Bu sebeptendir ki Mircea Eliade’ın Forgerons et Alchimistes‘e de aldığı Rosarium Philosophorum‘dan (Frankfurt, 1550) bir imaj bize insanın salt “ruh/nefes çekilmesi” neticesinde mortuus olduğunu anımsatır, böylece acıyı geride bırakarak ne kadar acılı olursa olsun, hemeroidi ne kadar azdırırsa azdırsın kırmızı biberi, hiç fark etmez, onu orada olduğu gibi bırakarak henüz mortuus olmayanı yani vivus‘u (hayattaki insan) teselliye boğmak ister, çünkü o hâlâ işlevseldir. Susuzluk hiçbir şeydir, işlevsellik her şey. İmaj şu:
Ölü, yani bitkin. Evet, evet bu anlamda da kullanmışlar mortuus‘u eski roma’da klâsik Latincede ve Renaissance’ta yeni Latincede. Bizim Türkemizde de vardır, işi bitik olana “ölü” deriz. “Aa o mu, o öldü ya” deriz çalışmayan hoparlörden bahsederken, hatta maddî bir görüngü bile olmasına gerek yok, tıkladığımız link bizi hedeflediğimiz istikamete ulaştıramadığında “link ölmüş dostum tazele” (dostum link çalışmıyor bir el atıver) deriz. Bu kullanıma Baumgarten’da rastladım ama yukarıda da dediğim gibi klâsik çağda da kullanılmış (örneğin “cum tu, quod tibi succederetur, exsanguis et mortuus concidisti“, Cicero, Pis. 36, 88.) Baumgarten tanrı vergisi yeteneği olup da bunun üzerinde çalışmayanlardan bahsederken şöyle bir cümle kuruyor: “colatur ingenium mortuis ac inertibus exercitiis,… negecta prorsus indole...” Türkçesiyle “doğal yeteneğini ölü ve yararsız talimlerle geliştirenlerde tam anlamıyla yetenek ihmâli göze çarpar...” Peki, burada ölü olan ne?
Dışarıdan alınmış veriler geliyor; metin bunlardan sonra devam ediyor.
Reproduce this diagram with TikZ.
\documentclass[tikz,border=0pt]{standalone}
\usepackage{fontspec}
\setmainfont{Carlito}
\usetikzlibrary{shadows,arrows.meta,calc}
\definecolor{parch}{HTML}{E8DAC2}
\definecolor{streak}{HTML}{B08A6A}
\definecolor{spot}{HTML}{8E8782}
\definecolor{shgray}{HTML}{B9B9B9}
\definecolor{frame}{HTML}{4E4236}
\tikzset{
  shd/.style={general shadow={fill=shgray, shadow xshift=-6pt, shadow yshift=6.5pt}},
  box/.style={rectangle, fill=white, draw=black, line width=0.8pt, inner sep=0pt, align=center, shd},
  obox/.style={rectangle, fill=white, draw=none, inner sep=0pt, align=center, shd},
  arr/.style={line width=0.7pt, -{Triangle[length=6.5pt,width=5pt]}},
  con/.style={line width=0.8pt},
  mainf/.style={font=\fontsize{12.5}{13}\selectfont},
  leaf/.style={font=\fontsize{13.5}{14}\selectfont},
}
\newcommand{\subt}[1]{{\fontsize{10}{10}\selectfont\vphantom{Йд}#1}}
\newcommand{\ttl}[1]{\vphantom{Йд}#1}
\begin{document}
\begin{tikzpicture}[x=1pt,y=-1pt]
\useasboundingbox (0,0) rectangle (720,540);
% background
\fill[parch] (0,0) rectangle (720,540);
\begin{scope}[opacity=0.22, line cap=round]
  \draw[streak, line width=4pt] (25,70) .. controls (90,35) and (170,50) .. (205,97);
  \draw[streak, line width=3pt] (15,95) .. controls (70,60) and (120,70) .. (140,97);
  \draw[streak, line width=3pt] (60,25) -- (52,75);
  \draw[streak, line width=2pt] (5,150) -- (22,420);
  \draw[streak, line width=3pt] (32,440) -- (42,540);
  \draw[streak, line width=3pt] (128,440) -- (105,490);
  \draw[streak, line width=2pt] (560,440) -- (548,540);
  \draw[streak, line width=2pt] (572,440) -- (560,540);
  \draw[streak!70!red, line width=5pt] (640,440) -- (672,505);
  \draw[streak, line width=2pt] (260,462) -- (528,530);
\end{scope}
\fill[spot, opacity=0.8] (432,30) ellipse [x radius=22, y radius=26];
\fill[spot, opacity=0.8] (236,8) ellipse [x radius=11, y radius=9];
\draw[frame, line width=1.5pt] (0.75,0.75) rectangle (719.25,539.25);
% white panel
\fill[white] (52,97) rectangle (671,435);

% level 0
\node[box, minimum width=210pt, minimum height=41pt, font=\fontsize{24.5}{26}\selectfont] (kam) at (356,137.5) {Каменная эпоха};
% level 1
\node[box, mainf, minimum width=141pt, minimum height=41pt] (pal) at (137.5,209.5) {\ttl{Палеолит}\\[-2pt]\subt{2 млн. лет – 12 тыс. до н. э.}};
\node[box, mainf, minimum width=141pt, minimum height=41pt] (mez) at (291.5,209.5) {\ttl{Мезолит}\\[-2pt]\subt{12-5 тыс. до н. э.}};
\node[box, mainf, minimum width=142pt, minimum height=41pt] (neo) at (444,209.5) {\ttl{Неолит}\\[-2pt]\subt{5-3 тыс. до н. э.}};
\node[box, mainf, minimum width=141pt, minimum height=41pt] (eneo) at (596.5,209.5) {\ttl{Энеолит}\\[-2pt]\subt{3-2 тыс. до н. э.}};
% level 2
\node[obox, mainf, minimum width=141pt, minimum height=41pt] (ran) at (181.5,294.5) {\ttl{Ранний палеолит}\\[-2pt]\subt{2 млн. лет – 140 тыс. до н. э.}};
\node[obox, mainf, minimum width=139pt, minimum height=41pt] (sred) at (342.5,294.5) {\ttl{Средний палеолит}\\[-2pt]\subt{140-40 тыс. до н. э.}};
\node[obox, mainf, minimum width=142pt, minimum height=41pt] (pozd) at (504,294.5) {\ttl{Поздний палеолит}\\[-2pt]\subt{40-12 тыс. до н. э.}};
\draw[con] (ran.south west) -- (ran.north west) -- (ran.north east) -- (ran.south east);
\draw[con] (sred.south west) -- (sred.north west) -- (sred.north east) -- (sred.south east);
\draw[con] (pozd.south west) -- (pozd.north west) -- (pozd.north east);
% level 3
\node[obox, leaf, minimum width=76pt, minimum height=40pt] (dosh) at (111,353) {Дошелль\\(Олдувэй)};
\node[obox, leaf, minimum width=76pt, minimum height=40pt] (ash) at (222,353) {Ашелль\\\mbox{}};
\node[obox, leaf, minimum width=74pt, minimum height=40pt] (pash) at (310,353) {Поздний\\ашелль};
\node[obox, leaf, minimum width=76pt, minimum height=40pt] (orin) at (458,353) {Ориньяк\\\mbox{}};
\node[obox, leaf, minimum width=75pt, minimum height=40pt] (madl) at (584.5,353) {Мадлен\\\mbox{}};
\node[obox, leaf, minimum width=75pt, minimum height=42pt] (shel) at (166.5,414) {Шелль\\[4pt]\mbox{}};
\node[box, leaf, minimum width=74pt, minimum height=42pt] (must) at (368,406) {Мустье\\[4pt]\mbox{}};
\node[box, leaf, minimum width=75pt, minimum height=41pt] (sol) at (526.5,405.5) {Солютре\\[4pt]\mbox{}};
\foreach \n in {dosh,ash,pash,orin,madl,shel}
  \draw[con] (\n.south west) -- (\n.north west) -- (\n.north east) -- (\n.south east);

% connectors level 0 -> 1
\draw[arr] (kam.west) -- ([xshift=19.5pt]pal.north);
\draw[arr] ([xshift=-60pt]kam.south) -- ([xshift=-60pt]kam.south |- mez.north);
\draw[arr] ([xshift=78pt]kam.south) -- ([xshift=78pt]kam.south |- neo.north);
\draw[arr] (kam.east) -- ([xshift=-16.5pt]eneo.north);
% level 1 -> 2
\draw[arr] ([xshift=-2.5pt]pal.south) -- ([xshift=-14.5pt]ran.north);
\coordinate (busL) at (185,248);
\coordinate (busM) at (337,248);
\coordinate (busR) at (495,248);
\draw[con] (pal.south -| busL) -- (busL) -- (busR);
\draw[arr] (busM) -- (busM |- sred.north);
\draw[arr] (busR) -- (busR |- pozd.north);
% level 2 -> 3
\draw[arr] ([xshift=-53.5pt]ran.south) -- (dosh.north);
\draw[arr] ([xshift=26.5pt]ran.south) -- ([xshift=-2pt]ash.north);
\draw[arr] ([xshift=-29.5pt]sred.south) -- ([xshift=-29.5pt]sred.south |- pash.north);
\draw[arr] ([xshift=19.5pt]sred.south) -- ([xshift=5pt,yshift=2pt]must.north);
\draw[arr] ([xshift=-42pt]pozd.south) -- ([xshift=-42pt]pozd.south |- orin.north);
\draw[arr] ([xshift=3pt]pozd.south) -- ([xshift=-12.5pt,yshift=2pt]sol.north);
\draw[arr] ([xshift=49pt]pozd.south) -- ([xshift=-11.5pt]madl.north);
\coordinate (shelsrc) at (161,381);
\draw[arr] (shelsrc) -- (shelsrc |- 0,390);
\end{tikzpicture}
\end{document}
Talim mi? Talim ölebilen hayvan mıdır? Hoparlör ölebiliyorsa, talim de ölebilir. Burada işlevsellik yitimi ölümle eşitlenir.
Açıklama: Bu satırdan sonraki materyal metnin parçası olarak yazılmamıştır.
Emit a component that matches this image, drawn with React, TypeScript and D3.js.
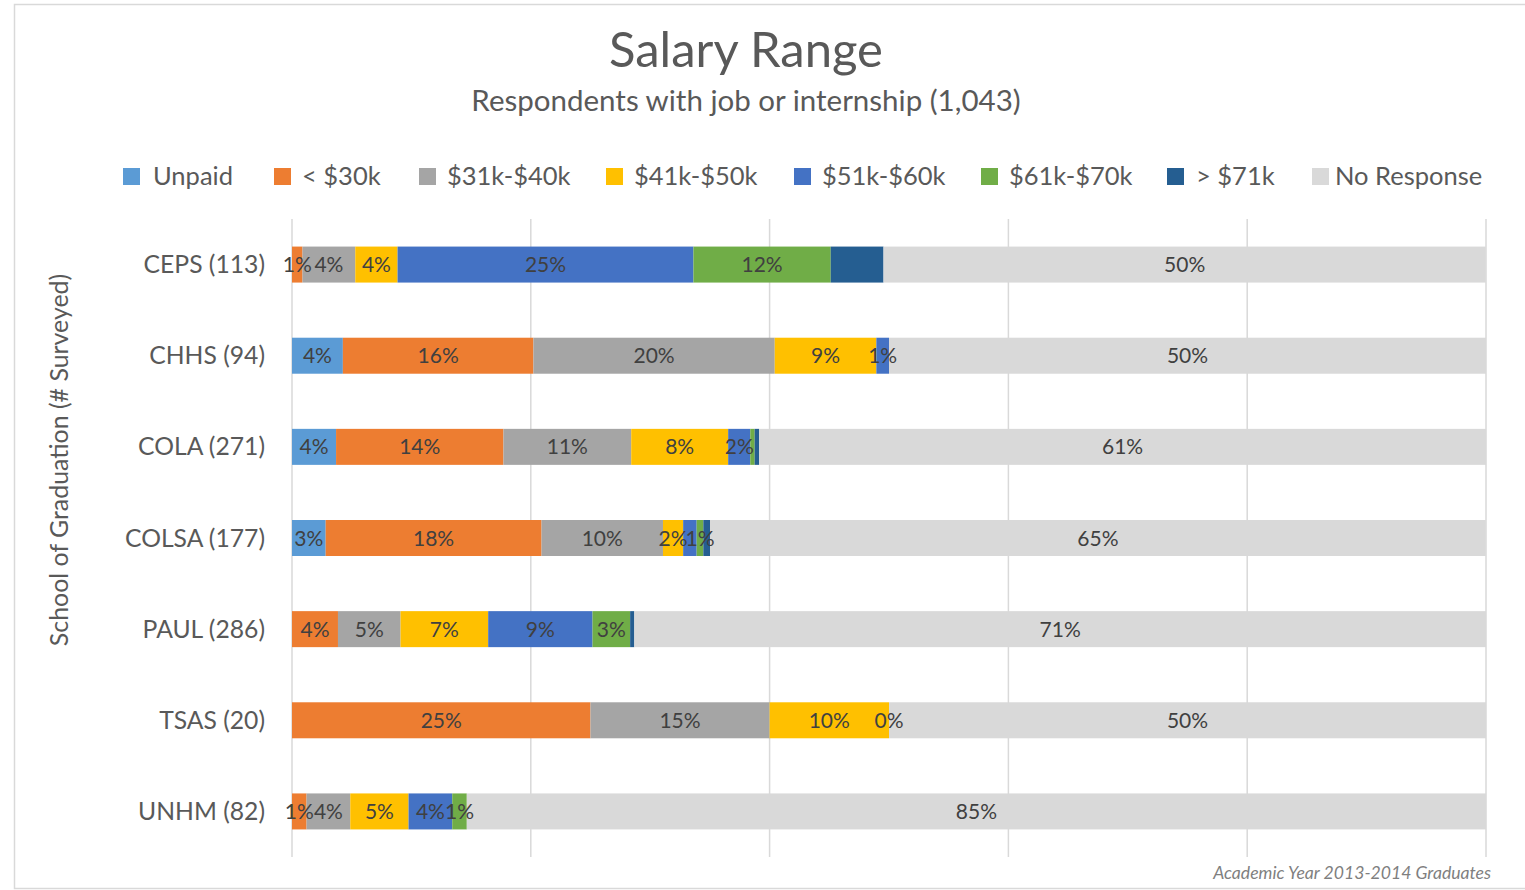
import React from "react";
import * as d3 from "d3";

const schools = ["CEPS (113)", "CHHS (94)", "COLA (271)", "COLSA (177)", "PAUL (286)", "TSAS (20)", "UNHM (82)"];
const seriesNames = ["Unpaid", "< $30k", "$31k-$40k", "$41k-$50k", "$51k-$60k", "$61k-$70k", "> $71k", "No Response"];
const unpaid = [0, 4.26, 3.69, 2.82, 0, 0, 0];
const under30 = [0.88, 15.96, 14.02, 18.08, 3.85, 25, 1.22];
const k31to40 = [4.42, 20.21, 10.7, 10.17, 5.24, 15, 3.66];
const k41to50 = [3.54, 8.51, 8.12, 1.69, 7.34, 10, 4.88];
const k51to60 = [24.78, 1.06, 1.85, 1.13, 8.74, 0, 3.66];
const k61to70 = [11.5, 0, 0.37, 0.56, 3.15, 0, 1.22];
const over71 = [4.42, 0, 0.37, 0.56, 0.35, 0, 0];
const noResponse = [50.44, 50.0, 60.89, 64.97, 71.33, 50, 85.37];
const seriesValues = [unpaid, under30, k31to40, k41to50, k51to60, k61to70, over71, noResponse];
const colors = ["#5B9BD5", "#ED7D31", "#A5A5A5", "#FFC000", "#4472C4", "#70AD47", "#255E91", "#D9D9D9"];
// labels not shown in the reference
const hiddenLabels = [
  ["CEPS (113)", "> $71k"],
  ["COLA (271)", "$61k-$70k"],
  ["COLA (271)", "> $71k"],
  ["COLSA (177)", "$51k-$60k"],
  ["COLSA (177)", "> $71k"],
  ["PAUL (286)", "> $71k"],
];
// zero-valued labels that are shown
const zeroLabels = [["TSAS (20)", "$51k-$60k"]];
const xTicks = [0, 20, 40, 60, 80, 100];

const legendX = [123, 274, 419, 606, 794, 981, 1167, 1312];
const legendTextX = [153, 302, 447, 634, 822, 1009, 1196, 1335];

const FONT = "Lato, 'Open Sans', sans-serif";

export default function App() {
  const x = d3.scaleLinear().domain([0, 100]).range([292, 1486]);
  const y = d3.scaleBand<string>().domain(schools).range([219, 857]).paddingInner(0.605).paddingOuter(0.3025);
  const fmt = d3.format(".0%");

  const rows = schools.map((s, i) => {
    const vals = seriesValues.map((arr) => arr[i]);
    const cums = d3.cumsum(vals);
    return vals.map((v, j) => ({
      school: s,
      series: seriesNames[j],
      j,
      v,
      x0: cums[j] - v,
      x1: cums[j],
    }));
  });

  const isHidden = (s: string, n: string) => hiddenLabels.some(([a, b]) => a === s && b === n);
  const isZeroShown = (s: string, n: string) => zeroLabels.some(([a, b]) => a === s && b === n);

  return (
    <svg width={1525} height={890} style={{ position: "absolute", left: 0, top: 0, display: "block" }} fontFamily={FONT}>
      <rect x={0} y={0} width={1525} height={890} fill="#fff" />
      <rect x={14.5} y={4.5} width={1530} height={884} fill="none" stroke="#d9d9d9" strokeWidth={1.5} />
      <text x={746} y={67} textAnchor="middle" fontSize={49} fill="#595959">Salary Range</text>
      <text x={746} y={111} textAnchor="middle" fontSize={29.5} fill="#595959">Respondents with job or internship (1,043)</text>

      {seriesNames.map((n, j) => (
        <g key={n}>
          <rect x={legendX[j]} y={168} width={17} height={17} fill={colors[j]} />
          <text x={legendTextX[j]} y={185} fontSize={25.5} fill="#595959">{n}</text>
        </g>
      ))}

      {xTicks.map((t) => (
        <line key={t} x1={x(t)} x2={x(t)} y1={219} y2={857} stroke="#d9d9d9" strokeWidth={1.5} />
      ))}

      {rows.map((segs) =>
        segs.map((d) =>
          d.v > 0 ? (
            <rect key={d.school + d.series} x={x(d.x0)} y={y(d.school)!} width={x(d.x1) - x(d.x0)} height={y.bandwidth()} fill={colors[d.j]} />
          ) : null
        )
      )}

      {rows.map((segs) =>
        segs.map((d) => {
          const show = (d.v > 0 || isZeroShown(d.school, d.series)) && !isHidden(d.school, d.series);
          if (!show) return null;
          return (
            <text key={"l" + d.school + d.series} x={(x(d.x0) + x(d.x1)) / 2} y={y(d.school)! + y.bandwidth() / 2 + 7.5} textAnchor="middle" fontSize={21} fill="#404040">
              {fmt(d.v / 100)}
            </text>
          );
        })
      )}

      {schools.map((s) => (
        <text key={s} x={265} y={y(s)! + y.bandwidth() / 2 + 8.5} textAnchor="end" fontSize={24.7} fill="#595959">{s}</text>
      ))}

      <text transform={`translate(68,460) rotate(-90)`} textAnchor="middle" fontSize={24.9} fill="#595959">School of Graduation (# Surveyed)</text>

      <text x={1491} y={879} textAnchor="end" fontSize={17.6} fontStyle="italic" fill="#7f7f7f">Academic Year 2013-2014 Graduates</text>
    </svg>
  );
}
Ölüsü (evet yakını ölene “ölüsü var” deniyor, Latince ibraz edelim: qui mortuum suum habet) ardından ağıt yakanlar aslında sevgiliyse sevgili, komşuysa komşu, babaysa baba, anneyse anne, kediyse kedi bir şekilde işlevselliğin yitimine ağlıyorlar. Farkında olmadıkları şey ise söz konusu işlevselliğe ilişkin farkındalığı edindikleri o meşûm andan evvel karanlıkta el yordamıyla yürüyen bir kör olmalarıdır. Aynen öyle. Belki çocukken, belki çimlere uzanmışken (çakmak isteyen), belki yeni eve taşınmışken, belki kavgayla başlamış bir aşktan önce kavganın ortasında, belki aşkla başlamış bir kavgada fark etmez bir şekilde arada kurulan, derecelendirme bakımından henüz adını koyamadığımız bir basamakta bizzatihi işlevselliğinden ötürü “kurulan” (bakın bu da korkutucu bir edilgenlik barındırıyor içinde, yazar edilgen bir dil kullanmak zorunda olduğunu hissettiği müddetçe dili samimî olmayacaktır) bir ilişkinin sona erdiğinde hissedilen kayıp duygusunun yaşamda türlü değişikliklere neden olacağı düşüncesi değil midir, insana bir mortuus’un ardından gözyaşı döktüren? Pisi hoparlörü bozulunca bile gece gözüne uyku girmeyen insanlar tanıdım. İşlevsellik canlılık anlamına geliyor, “nefes alsın-versin yeter, o kalmayınca ben de kalmam hacı” demeye getiriyor insanoğlu. Çiğ süt emmiş ya, mortuus’u bile unutabiliyor. Biz de burada ölü talimden bahsedelim. Talimin salimi makbul!1
Tanrı’nın insana kaldıramayacağı yükü yüklemeyeceği inancı da buradan ediniyor payandasını. Bakın yine edilgen, yine verili bir yükten bahsediyoruz. Oysa etken bir dil kullanarak, ben neden bu kadar dayanıklıyım diye insanın kendisine sorması gerekir. Başta dökülen saçlarımız, tüylerimiz, uzayan tırnaklarımız, göbeğimizde biriken pamuklar vs. Hepsi bizim etrafımızın mortuus’larla dolu olduğunu gösteriyor. Biz yaşayan mortuus’uz farkında değiliz, sadece işlevselliğimize ilişkin önceliklerimiz değişiyor. Önemli olan ölü yani işlevselliğini yitirmiş olanın yerine yeni bir işlevsellik koyabilip koyamamamız meselesidir. Ha adam ol, işte böyle etken bir dil kullan, canımı ye. İşlevsel kalabilenler, kalamayanların ardından darmadağın olmamalılar. En azından jin’in hayatta kalması gerekiyor evladı var çünkü, henüz işlevselliğini yitirmiş değil.